Ба, да он на пиру! Сизый табачный дым стелется над столом с остатками закусок, лепится клоками к желтеньким обоям, заслоняет дешевую народную картинку. Кто там? Бова на коне, Еруслан на хвостатом драконе? Не разглядеть. Возле стены – батарея пустых бутылок, одна прилегла – сил стоять нет. Гости расшумелись, раскраснелись, поют.
Дым столбом – кипит, дымится пароход… Православный веселится наш народ!
Регентует чернокудрый Евген, стоит посреди комнаты, густым голосом ведет неумелый хор. Глистовидный Георгиевский в коричневом франтове, добытом по случаю на Ильинке, вьется рядом, машет руками, совсем не в лад. Рябоватый Лавров, Жданов с красной шишкой на скуле оседлали стулья и скачут. Гладко выбритый Вася Иванов, дядька Опанас в вышиванке поют тоже. И быстрее, шибче воли мчится поезд в чистом поле!
Ни один из них в настоящем поезде пока не ездил, поезда не видал. Только через 20 лет дотянется до Орла железная дорога. Но песня веселая, тема в масть.
Один хозяин не поет, стоит, опершись о дверной косяк, смотрит, будто издалека. Ему тянет душу: хоть и рассказывал всем, будто покидает Орел на месяц-другой – поглядеть на Киев, осмотреться, знал – не вернется ни за какие пряники, вцепится в скупое дядюшкино гостеприимство зубами, и… ни за что. Глохлый, прогорелый город, прощай. И не задорный мальчишник это, не проводы – похороны.
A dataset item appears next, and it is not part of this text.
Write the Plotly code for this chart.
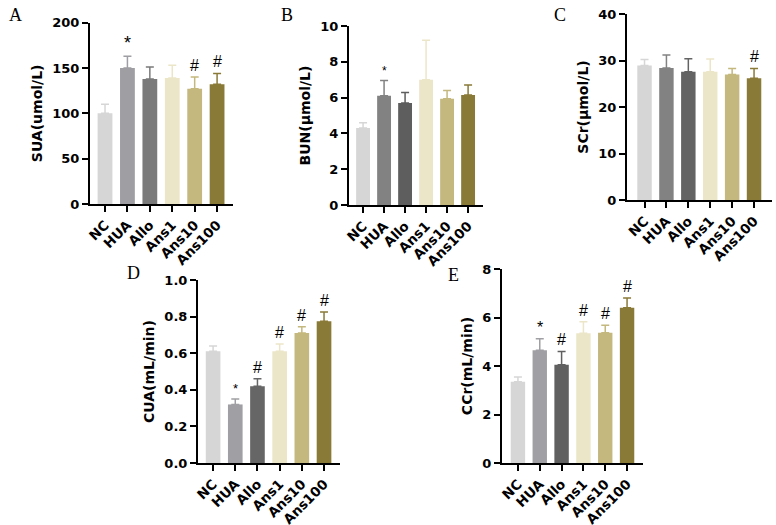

Никогда больше ему не пить с ними, не петь, не ворочать в канцелярии пыльные связки дел, не кунать перо в помадную банку с чернилами, не курить на дворе под анекдоты и молодецкий гогот.
…Только зачем же лошади скачут мимо, под густой окрик ямщика, почему захлебывается колокольчик?
Юноша распахивает глаза. Воздух рвется от звона – взбивая пыль, мчит курьерская, с колокольчиком и бубенцами. Он смаргивает слезу, промакивает щеку ладонью. Звук тает. Как и не было сытой тройки с крытым экипажем. Впереди только избенки выступившей за поворотом деревни. Попутчики его тоже начинают потягиваться, просыпаться. Он глядит на них сквозь ресницы, ему лень знакомиться, что-то говорить.
Прямо напротив широко зевает плотный русобородый купец: взгляд цепкий, глаза в зелень, чистый крыжовник, а руки ленивые, полные, мягкие. Рядом мелко моргает тщедушный приказчик, он при купце, судя по стриженой челке и чинному виду, из староверов. Слева посапывает, откинувшись назад, кудрявый молодец, кровь с молоком. Возница придерживает лошадей – навстречу бредет стадо. Несет навозом и бедностью; коровы за зиму исхудали, идут, покачиваясь, норовят ущипнуть по дороге хоть листик жмущейся к забору ботвы. За ними плетется белобрысая девка, тоже будто после болезни: щеки бледные, под глазами синева, едва держит кнут, на ходу спит.